年末あたりから大流行のインフルエンザ。今年度はA型が流行していますね。
約10年ほど前に、タミフル内服による異常行動の報道が相次ぎましたが、真相はご存知でしょうか?
平成30年日本医療研究開発機構(AMED)研究班の検討により、インフルエンザ罹患後の異常行動がタミフル(オセルタミビル)使用者に限った現象ではないと判断し、全ての抗インフルエンザ薬の添付文書について副作用の項に「因果関係は不明であるものの、インフルエンザ罹患時には、転落等に至るおそれのある異常行動(急に走り出す、徘徊する等)があらわれることがある」と追記されています。

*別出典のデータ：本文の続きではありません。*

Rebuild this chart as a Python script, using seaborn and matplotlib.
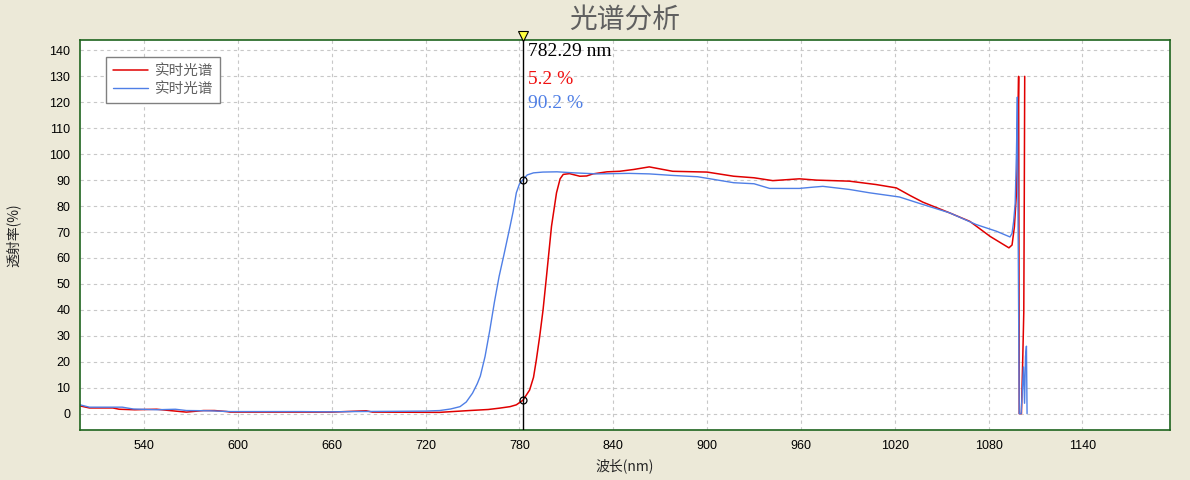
import pandas as pd
import seaborn as sns
import matplotlib.pyplot as plt
from matplotlib.ticker import MultipleLocator

# spectrum data (wavelength nm, transmittance %)
wl_red = [499, 505, 520, 524, 534, 548, 558, 567, 578, 585, 593, 595, 660, 682, 686, 729,
          748, 760, 767, 774, 778, 782.29, 786.5, 789, 790.8, 793, 795.1, 797.3, 800.5, 803.7,
          806, 808, 812, 818.6, 823, 827, 836, 844, 853, 863, 878, 900, 917, 930, 942, 959,
          970, 991, 1008, 1021, 1030, 1038, 1055, 1068, 1081, 1093, 1095, 1096.5, 1097.8,
          1098.6, 1099.2, 1099.6, 1101, 1101.8, 1102.5, 1102.8, 1103.1]
t_red = [3.0, 2.2, 2.2, 1.7, 1.5, 1.7, 1.1, 0.6, 1.2, 1.2, 0.8, 0.6, 0.6, 1.1, 0.6, 0.5,
         1.2, 1.6, 2.1, 2.7, 3.4, 5.2, 9.1, 14, 20.7, 30, 40, 52.9, 72.2, 85.1,
         90.5, 92.2, 92.5, 91.5, 91.6, 92.4, 93.2, 93.4, 94.1, 95.1, 93.4, 93.1, 91.5, 90.9, 89.8, 90.5,
         90.0, 89.6, 88.3, 87.0, 84.0, 81.5, 77.4, 74.1, 68.3, 63.9, 65.0, 72.0, 85.0,
         105, 130, 0, 0, 20, 39, 80, 130]

wl_blue = [499, 505, 526, 533, 548, 560, 567, 582, 595, 640, 659, 673, 700, 720, 729, 736,
           742, 746, 750, 753, 755, 758, 761, 764, 767, 770, 774, 776, 778, 780, 782.29, 785, 789,
           795, 804, 815, 830, 850, 863, 878, 894, 905, 917, 930, 940, 959, 968, 974, 991,
           1004, 1023, 1038, 1055, 1072, 1085, 1093.7, 1095, 1096, 1097, 1097.8, 1098.4,
           1099.0, 1099.6, 1100.8, 1101.5, 1102.3, 1103, 1103.6, 1104.2, 1104.6]
t_blue = [3.4, 2.5, 2.5, 1.8, 1.5, 1.7, 1.2, 1.1, 0.8, 0.8, 0.7, 0.8, 0.9, 1.0, 1.2, 1.8,
          2.7, 4.5, 7.9, 11.5, 14.5, 22, 32, 43, 52.9, 61, 72.2, 78, 85.1, 88.5, 90.2, 92.0, 92.8,
          93.1, 93.2, 92.8, 92.4, 92.6, 92.4, 91.8, 91.3, 90.2, 89.0, 88.6, 86.8, 86.8, 87.3, 87.6, 86.4,
          85.1, 83.5, 80.6, 77.4, 72.9, 70.3, 68.1, 69.5, 74.0, 81.0, 100, 122,
          60, 0, 0, 8, 18, 4, 22, 26, 0]

cursor_x = 782.29
cursor_red = 5.2
cursor_blue = 90.2

xticks = list(range(540, 1141, 60))
yticks = list(range(0, 141, 10))

BG = '#ECE9D8'
GREEN = '#1E641E'
RED = '#E00000'
BLUE = '#4F7FE6'
CJK = ['Noto Sans CJK SC', 'DejaVu Sans']

sns.set_style('white')
plt.rcParams['font.family'] = ['Liberation Sans', 'Noto Sans CJK SC', 'DejaVu Sans']

df_red = pd.DataFrame({'wl': wl_red, 't': t_red})
df_blue = pd.DataFrame({'wl': wl_blue, 't': t_blue})

fig = plt.figure(figsize=(11.9, 4.8), dpi=100, facecolor=BG)
ax = fig.add_axes([80 / 1190, 1 - 430 / 480, 1090 / 1190, 390 / 480])
ax.set_facecolor('white')

sns.lineplot(data=df_red, x='wl', y='t', ax=ax, color=RED, linewidth=1.1,
             estimator=None, sort=False, label='实时光谱')
sns.lineplot(data=df_blue, x='wl', y='t', ax=ax, color=BLUE, linewidth=1.0,
             estimator=None, sort=False, label='实时光谱')

ax.set_xlim(499, 1196)
ax.set_ylim(-6.3, 144)
ax.set_xticks(xticks)
ax.set_yticks(yticks)
ax.xaxis.set_minor_locator(MultipleLocator(12))
ax.yaxis.set_minor_locator(MultipleLocator(2))
ax.tick_params(which='major', direction='in', length=5, width=1, color=GREEN,
               labelsize=9, pad=7, labelcolor='black')
ax.tick_params(which='minor', direction='in', length=2.5, width=0.8, color=GREEN)
ax.grid(True, which='major', linestyle=(0, (3, 3)), color='#C8C8C8', linewidth=0.8)
ax.set_axisbelow(True)
for s in ax.spines.values():
    s.set_color(GREEN)
    s.set_linewidth(1.2)

# cursor
ax.axvline(cursor_x, color='black', linewidth=1.0, zorder=5)
ax.plot([cursor_x], [1.01], marker='v', markersize=7, color='#FFFF40', markeredgecolor='black',
        markeredgewidth=0.8, transform=ax.get_xaxis_transform(), clip_on=False, zorder=6)
ax.plot([cursor_x, cursor_x], [cursor_red, cursor_blue], linestyle='none', marker='o', markersize=5,
        markerfacecolor='none', markeredgecolor='black', markeredgewidth=0.9, zorder=6)
ax.text(cursor_x + 3.5, 139.4, f'{cursor_x:.2f} nm', color='black', fontsize=14,
        family='Liberation Serif', va='center', ha='left')
ax.text(cursor_x + 3.5, 128.6, f'{cursor_red:.1f} %', color='#F01010', fontsize=14,
        family='Liberation Serif', va='center', ha='left')
ax.text(cursor_x + 3.5, 119.6, f'{cursor_blue:.1f} %', color=BLUE, fontsize=14,
        family='Liberation Serif', va='center', ha='left')

leg = ax.legend(loc='upper left', bbox_to_anchor=(0.024, 0.956), borderaxespad=0,
                fancybox=False, edgecolor='#808080', framealpha=1, handlelength=2.4,
                handletextpad=0.5, labelspacing=0.3, borderpad=0.45,
                prop={'family': CJK, 'size': 10.5})
leg.get_frame().set_linewidth(1.0)
for t in leg.get_texts():
    t.set_color('#606060')

ax.set_xlabel('波长(nm)', family=CJK, fontsize=10, labelpad=5)
ax.set_ylabel('')
fig.text(13 / 1190, 1 - 235 / 480, '透射率(%)', family=CJK, fontsize=10, rotation=90,
         ha='center', va='center')
fig.text(625 / 1190, 1 - 20 / 480, '光谱分析', family=CJK, fontsize=20, color='#606060',
         ha='center', va='center')

fig.savefig('out.png', dpi=100, facecolor=BG)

つまり、インフルエンザウイルスそのものによる異常行動と、薬剤由来と考えられる異常行動に分かれるようです。原因はいずれにせよ、異常行動とも関連し、インフルエンザで最も恐ろしいのが「インフルエンザ脳症」です。
【インフルエンザ脳症について】
インフルエンザ罹患後の発熱から、早期の段階(多くは24-48時間以内)で、嘔吐、異常行動、意識障害、 けいれんなどがみられ、1歳をピークとして幼児期に最も多く見られます(男女間の差なし)。厚生労働省の研究班の調査結果から、日本ではおよそ次のような状況にあると推定されています。
・インフルエンザの流行によって異なるが、1シーズンに100~300人の小児がインフルエンザ脳症を発症する
・A香港型の流行時に多発するが、B型でも発症する
・死亡率は当初約30%であったが、最近は10%程度に低下した。しかし、後遺症は約25%に見られる
インフルエンザ脳症は、日本からの報告が多く、また、小児例が報告の中心となっているという特徴もあります。クリティカルケア領域では馴染みのある「せん妄」をイメージしていただくと良いかもしれません。インフルエンザが原因の異常行動も「急性の脳機能障害」です。特に小学生以下のお子さんがいるご家庭では、「インフルエンザもただの風邪だから」と静観せず、インフルエンザ脳症が危惧される場合には、脳症治療が行える適切な医療機関の受診が必要だということですね。